Cette seconde phrase de l’Évangile, reprise dans la Règle de François, souligne comment vivre cette minorité. Elle rappelle l’invitation de Jésus à refaire ce qu’il fit lui-même vis-à-vis de ses disciples, leur lavant les pieds au soir du Jeudi saint avant de donner sa vie. Dans le récit évangélique, Jésus s’abaisse devant chacun de ses disciples pour se faire plus petit, être à leurs pieds, genoux à terre. Le maître se fait serviteur dans une démarche d’humilité et de minorité. Arrivé devant Pierre, celui-ci résiste. Il s’oppose même et Jésus insiste pour qu’il accepte de se laisser faire. Le geste est alors vécu dans l’abandon à Dieu.

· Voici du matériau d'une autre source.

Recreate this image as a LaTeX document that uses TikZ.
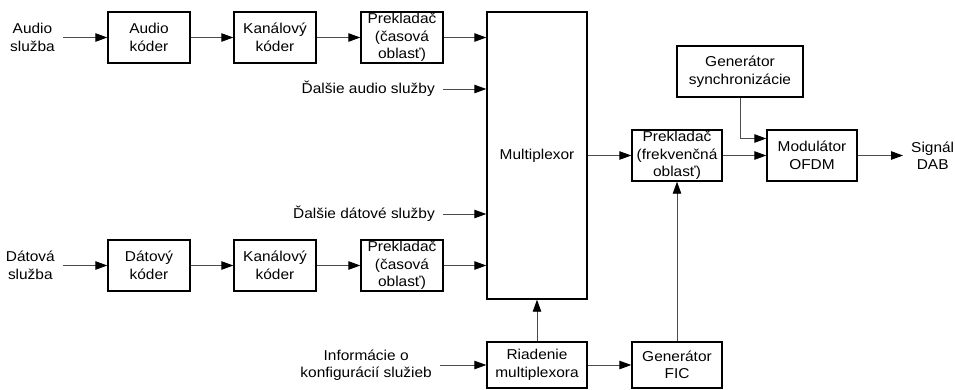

En reprenant cette invitation de l’Évangile, François demande à ses frères de vivre la même démarche, celle du Christ Jésus vis-à-vis de Pierre, et celle de l’acceptation de Pierre. Qu’ils se manifestent les uns aux autres une attention fraternelle réciproque, nous dit François. Qu’ils sachent voir les besoins de ceux avec qui ils vivent. Qu’ils rejoignent tout homme dans une disposition de service auprès de ceux qu’ils rencontrent. En toutes circonstances, c’est la présence du Christ qui habite le disciple.

UNE MISSION POUR TOUS

On l’aura compris, l’essentiel pour François est d’entrer, par des actes concrets, dans le mystère de Dieu qui se révèle dans le petit et d’en rendre grâce. L’authentique minorité demandée à ceux qui veulent vivre la spiritualité franciscaine s’expérimente dans une attitude de désappropriation de ce qui encombre à la rencontre, pour laisser toute la place à l’autre, la place à Dieu.